Coefficient Interpretation: Understanding the effect of a one-unit change in an independent variable on the dependent variable, keeping all other variables constant.
Significance of Coefficients: Determining whether the relationship between the independent variables and the dependent variable is statistically significant.
Coefficient Scaling: The impact of feature scaling on coefficient values and interpretation.

Common Interview Questions

Basic Level

What does a coefficient in a linear regression equation represent?
How do you interpret the intercept in a linear regression model?

Intermediate Level

How can you interpret coefficients of categorical variables in linear regression?

Advanced Level

Discuss the implications of multicollinearity on coefficient interpretation in linear regression.

Detailed Answers

1. What does a coefficient in a linear regression equation represent?

Answer: In a linear regression equation, a coefficient represents the amount of change in the dependent variable y for a one-unit change in the corresponding independent variable, assuming all other variables are held constant. It indicates the strength and direction of the relationship between the independent variable and the dependent variable.

Key Points:
- A positive coefficient suggests a direct relationship where an increase in the independent variable increases the dependent variable.
- A negative coefficient indicates an inverse relationship where an increase in the independent variable decreases the dependent variable.
- The magnitude of the coefficient shows the size of the effect on the dependent variable.

Example:

// Assuming a simple linear regression model: y = β0 + β1x1

double beta0 = 2.5; // Intercept
double beta1 = 0.5; // Coefficient for x1
double x1 = 10;     // Independent variable

// Calculate predicted value of y
double y = beta0 + (beta1 * x1);

Console.WriteLine($"Predicted value of y: {y}");
// Output: Predicted value of y: 7.5
// Interpretation: With every one unit increase in x1, y increases by 0.5 units, assuming the intercept is 2.5.

2. How do you interpret the intercept in a linear regression model?

Answer: The intercept (β0) in a linear regression model represents the value of the dependent variable y when all the independent variables (x1, x2, ..., xn) are equal to zero. It provides a baseline value from which the effect of independent variables can be measured.

Key Points:
- The intercept can have a meaningful interpretation depending on the context of the problem and the nature of the variables.
- If it's not meaningful for the independent variables to be zero, the intercept may just adjust the scale of the prediction without a direct interpretation.
- The intercept is crucial for ensuring the regression line best fits the data.

Example:

// Assuming a linear regression model with intercept and one independent variable
double beta0 = 5.0; // Intercept
double beta1 = 2.0; // Coefficient for x1
double x1 = 0;      // Independent variable set to zero

// Calculate predicted value of y when x1 is 0
double y = beta0 + (beta1 * x1);

Console.WriteLine($"Predicted value of y when x1 is 0: {y}");
// Output: Predicted value of y when x1 is 0: 5.0
// Interpretation: When x1 is 0, the expected value of y is 5.0.

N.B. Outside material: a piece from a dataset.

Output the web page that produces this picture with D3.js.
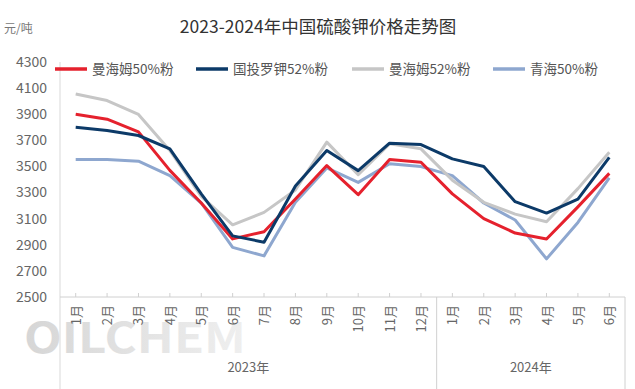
<!DOCTYPE html>
<html>
<head>
<meta charset="utf-8">
<script src="https://cdn.jsdelivr.net/npm/d3@7"></script>
<style>
  body { margin: 0; background: #fff; }
  text { font-family: "Noto Sans CJK SC", "Noto Sans", sans-serif; }
</style>
</head>
<body>
<div id="chart"></div>
<script>
// data
const months = ["1月","2月","3月","4月","5月","6月","7月","8月","9月","10月","11月","12月",
                "1月","2月","3月","4月","5月","6月"]
const years = [{label: "2023年", from: 0, to: 12}, {label: "2024年", from: 12, to: 18}]
const series_names = ["曼海姆50%粉", "国投罗钾52%粉", "曼海姆52%粉", "青海50%粉"]
const series_colors = ["#e5212d", "#0c3a68", "#c6c6c6", "#8ea7cf"]

const red_values   = [3900, 3862, 3765, 3470, 3220, 2945, 3000, 3250, 3507, 3284, 3553, 3532, 3290, 3100, 2990, 2944, 3190, 3447]
const navy_values  = [3800, 3775, 3737, 3635, 3290, 2968, 2920, 3350, 3622, 3468, 3678, 3668, 3558, 3499, 3230, 3143, 3250, 3570]
const gray_values  = [4055, 4005, 3898, 3622, 3270, 3053, 3148, 3320, 3686, 3437, 3673, 3635, 3395, 3225, 3135, 3077, 3330, 3609]
const light_values = [3553, 3553, 3540, 3430, 3220, 2880, 2815, 3225, 3489, 3378, 3520, 3499, 3430, 3220, 3090, 2792, 3071, 3412]
const all_values = [red_values, navy_values, gray_values, light_values]

const y_ticks = [2500, 2700, 2900, 3100, 3300, 3500, 3700, 3900, 4100, 4300]

// layout
const width = 635, height = 389
const margin = {left: 60, right: 10, top: 62, bottom: 92}

const svg = d3.select("#chart").append("svg")
  .attr("width", width)
  .attr("height", height)

const x = d3.scaleBand()
  .domain(d3.range(months.length))
  .range([margin.left, width - margin.right])

const y = d3.scaleLinear()
  .domain([2500, 4300])
  .range([height - margin.bottom, margin.top])

// title
svg.append("text")
  .attr("x", 318).attr("y", 33)
  .attr("text-anchor", "middle")
  .attr("font-size", 17.5)
  .attr("fill", "#333")
  .text("2023-2024年中国硫酸钾价格走势图")

svg.append("text")
  .attr("x", 4).attr("y", 33)
  .attr("font-size", 12)
  .attr("fill", "#777")
  .text("元/吨")

// watermark
const grad = svg.append("defs").append("linearGradient")
  .attr("id", "wm")
  .attr("x1", "0%").attr("x2", "100%")
grad.append("stop").attr("offset", "0%").attr("stop-color", "#d6d6d6")
grad.append("stop").attr("offset", "100%").attr("stop-color", "#efefef")

svg.append("text")
  .attr("x", 24).attr("y", 353)
  .attr("font-size", 42)
  .attr("font-weight", "bold")
  .attr("font-family", "Liberation Sans, sans-serif")
  .attr("fill", "url(#wm)")
  .attr("textLength", 222)
  .attr("lengthAdjust", "spacingAndGlyphs")
  .text("OILCHEM")

// y axis labels
svg.append("g")
  .selectAll("text")
  .data(y_ticks)
  .join("text")
  .attr("x", 47)
  .attr("y", d => y(d))
  .attr("dy", "0.35em")
  .attr("text-anchor", "end")
  .attr("font-size", 14)
  .attr("fill", "#666")
  .text(d => d)

// y axis line
svg.append("line")
  .attr("x1", margin.left).attr("x2", margin.left)
  .attr("y1", margin.top).attr("y2", height)
  .attr("stroke", "#d9d9d9")

// x axis line + ticks
const x_bottom = y(2500)
svg.append("line")
  .attr("x1", margin.left).attr("x2", width - margin.right)
  .attr("y1", x_bottom).attr("y2", x_bottom)
  .attr("stroke", "#d0d0d0")

svg.append("g")
  .selectAll("line")
  .data(d3.range(months.length))
  .join("line")
  .attr("x1", d => x(d) + x.bandwidth() / 2)
  .attr("x2", d => x(d) + x.bandwidth() / 2)
  .attr("y1", x_bottom).attr("y2", x_bottom - 4)
  .attr("stroke", "#d0d0d0")

// month labels, rotated
svg.append("g")
  .selectAll("text")
  .data(months)
  .join("text")
  .attr("transform", (d, i) => `translate(${x(i) + x.bandwidth() / 2 + 5},${x_bottom + 8}) rotate(-90)`)
  .attr("text-anchor", "end")
  .attr("font-size", 13)
  .attr("fill", "#666")
  .text(d => d)

// year groups
const x_end = width - margin.right
svg.append("g")
  .selectAll("line")
  .data(years)
  .join("line")
  .attr("x1", d => d.to < months.length ? x(d.to) : x_end)
  .attr("x2", d => d.to < months.length ? x(d.to) : x_end)
  .attr("y1", x_bottom).attr("y2", height)
  .attr("stroke", "#d0d0d0")

svg.append("g")
  .selectAll("text")
  .data(years)
  .join("text")
  .attr("x", d => ((d.from < months.length ? x(d.from) : x_end) + (d.to < months.length ? x(d.to) : x_end)) / 2)
  .attr("y", 372)
  .attr("text-anchor", "middle")
  .attr("font-size", 13)
  .attr("fill", "#666")
  .text(d => d.label)

// lines
const line = d3.line()
  .x((d, i) => x(i) + x.bandwidth() / 2)
  .y(d => y(d))

// draw order: light, gray, red, navy on top
const draw_order = [3, 2, 0, 1]
svg.append("g")
  .selectAll("path")
  .data(draw_order)
  .join("path")
  .attr("d", k => line(all_values[k]))
  .attr("fill", "none")
  .attr("stroke", k => series_colors[k])
  .attr("stroke-width", 3)
  .attr("stroke-linejoin", "round")

// legend
const legend_x = [55, 196, 352, 493]
const legend = svg.append("g")
  .selectAll("g")
  .data(series_names)
  .join("g")
  .attr("transform", (d, i) => `translate(${legend_x[i]},69)`)

legend.append("line")
  .attr("x1", 0).attr("x2", 32)
  .attr("stroke", (d, i) => series_colors[i])
  .attr("stroke-width", 3.5)

legend.append("text")
  .attr("x", 37)
  .attr("dy", "0.35em")
  .attr("font-size", 13.5)
  .attr("fill", "#555")
  .text(d => d)
</script>
</body>
</html>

3. How can you interpret coefficients of categorical variables in linear regression?

Answer: Coefficients of categorical variables in linear regression are interpreted as the difference in the dependent variable y for different categories of the variable, compared to a reference category, assuming all other variables are held constant. Categorical variables are often encoded as dummy variables (0 or 1) for this purpose.

Key Points:
- The coefficient tells us how much higher or lower the dependent variable y is for the category represented by the dummy variable, compared to the reference category.
- The choice of the reference category can affect the interpretation but not the model's predictive power.

Example:

// Assume a simple linear model: y = β0 + β1*Category1
// Category1 is a dummy variable where: 1 represents "male" and 0 represents "female" (reference category)

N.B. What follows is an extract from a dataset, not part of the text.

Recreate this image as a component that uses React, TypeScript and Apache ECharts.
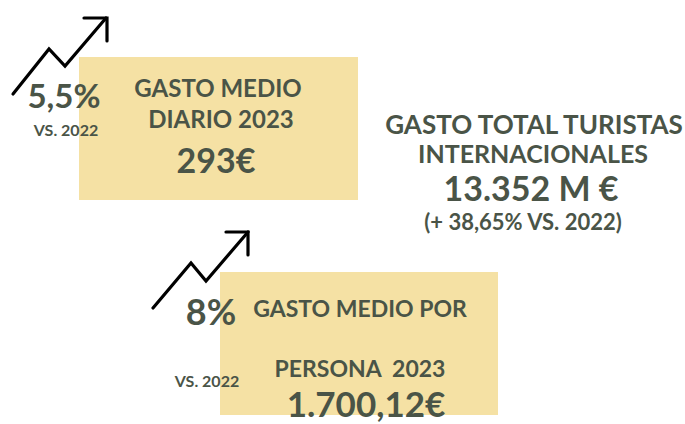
import React, { useEffect, useRef } from "react";
import * as echarts from "echarts";

const boxTitles = [["GASTO MEDIO", "DIARIO 2023"], ["GASTO MEDIO POR", "PERSONA  2023"]];
const boxValues = ["293€", "1.700,12€"];
const growthValues = ["5,5%", "8%"];
const growthRef = "VS. 2022";
const totalTitle = ["GASTO TOTAL TURISTAS", "INTERNACIONALES"];
const totalValue = "13.352 M €";
const totalGrowth = "(+ 38,65% VS. 2022)";

const TXT = "#4a5447";
const BOX = "#f5e1a4";
const FONT = "Lato, 'Open Sans', sans-serif";

function txt(text: string, x: number, y: number, size: number, align = "center") {
  return {
    type: "text",
    x,
    y,
    style: {
      text,
      fill: TXT,
      fontSize: size,
      fontWeight: "bold",
      fontFamily: FONT,
      textAlign: align,
      textVerticalAlign: "middle",
      lineHeight: Math.round(size * 1.1),
    },
  };
}

function arrow(pts: number[][], head: number[][]) {
  return [
    { type: "polyline", shape: { points: pts }, style: { stroke: "#000", lineWidth: 3.2, fill: "none", lineJoin: "miter", lineCap: "round" } },
    { type: "polyline", shape: { points: head }, style: { stroke: "#000", lineWidth: 3.2, fill: "none", lineJoin: "miter", lineCap: "round" } },
  ];
}

export default function App() {
  const ref = useRef<HTMLDivElement>(null);
  useEffect(() => {
    document.body.style.margin = "0";
    const chart = echarts.init(ref.current!, null, { renderer: "svg" });
    const elements: any[] = [
      { type: "rect", shape: { x: 79, y: 57, width: 279, height: 143 }, style: { fill: BOX } },
      { type: "rect", shape: { x: 220, y: 272, width: 278, height: 143 }, style: { fill: BOX } },
      ...arrow([[13, 94], [49, 49], [65, 66], [106, 18]], [[84, 18], [107, 18], [107, 41]]),
      ...arrow([[153, 308], [191, 263], [206, 281], [248, 232]], [[226, 232], [248, 232], [248, 255]]),
      txt(growthValues[0], 64, 95, 33),
      txt(growthRef, 66, 129, 16),
      txt(boxTitles[0][0], 218, 87, 24),
      txt(boxTitles[0][1], 221, 118, 24),
      txt(boxValues[0], 216, 159, 34),
      txt(totalTitle[0], 534, 124, 26),
      txt(totalTitle[1], 533, 153, 25),
      txt(totalValue, 531, 187, 34),
      txt(totalGrowth, 523, 221, 22),
      txt(growthValues[1], 211, 311, 36),
      txt(boxTitles[1][0], 360, 308, 23),
      txt(boxTitles[1][1], 360, 368, 23),
      txt(growthRef, 207, 380, 16),
      txt(boxValues[1], 366, 403, 35),
    ];
    chart.setOption({
      animation: false,
      backgroundColor: "#ffffff",
      graphic: { elements },
    });
    return () => chart.dispose();
  }, []);
  return <div ref={ref} style={{ width: 685, height: 424, position: "absolute", left: 0, top: 0 }} />;
}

double beta0 = 50; // Intercept, representing the baseline for females
double beta1 = 5;  // Coefficient for Category1 (male)

// Predicted value of y for male
double yMale = beta0 + (beta1 * 1);
// Predicted value of y for female
double yFemale = beta0;

Console.WriteLine($"Predicted value for male: {yMale}");
Console.WriteLine($"Predicted value for female: {yFemale}");
// Output: Predicted value for male: 55
//         Predicted value for female: 50
// Interpretation: Males are expected to have a 5 unit higher value of y compared to females.

4. Discuss the implications of multicollinearity on coefficient interpretation in linear regression.

Answer: Multicollinearity occurs when independent variables in a linear regression model are highly correlated, leading to unreliable and unstable estimates of regression coefficients. It complicates the interpretation of coefficients because it becomes difficult to distinguish the individual effect of each independent variable on the dependent variable.

Key Points:
- High multicollinearity can inflate the variance of the coefficient estimates, making them statistically insignificant even if there is a true effect.
- It can cause the signs of coefficients to change unexpectedly, complicating the interpretation.
- Addressing multicollinearity might involve removing one or more of the correlated variables or using techniques like Principal Component Analysis (PCA) to reduce dimensionality.

Example:

// Example code snippet to demonstrate conceptually since addressing multicollinearity involves statistical analysis rather than straightforward coding

Console.WriteLine("In the presence of multicollinearity, coefficients may not accurately reflect the individual contributions of independent variables.");
// Interpretation: Care should be taken in interpreting the coefficients, and further analysis might be needed to address multicollinearity.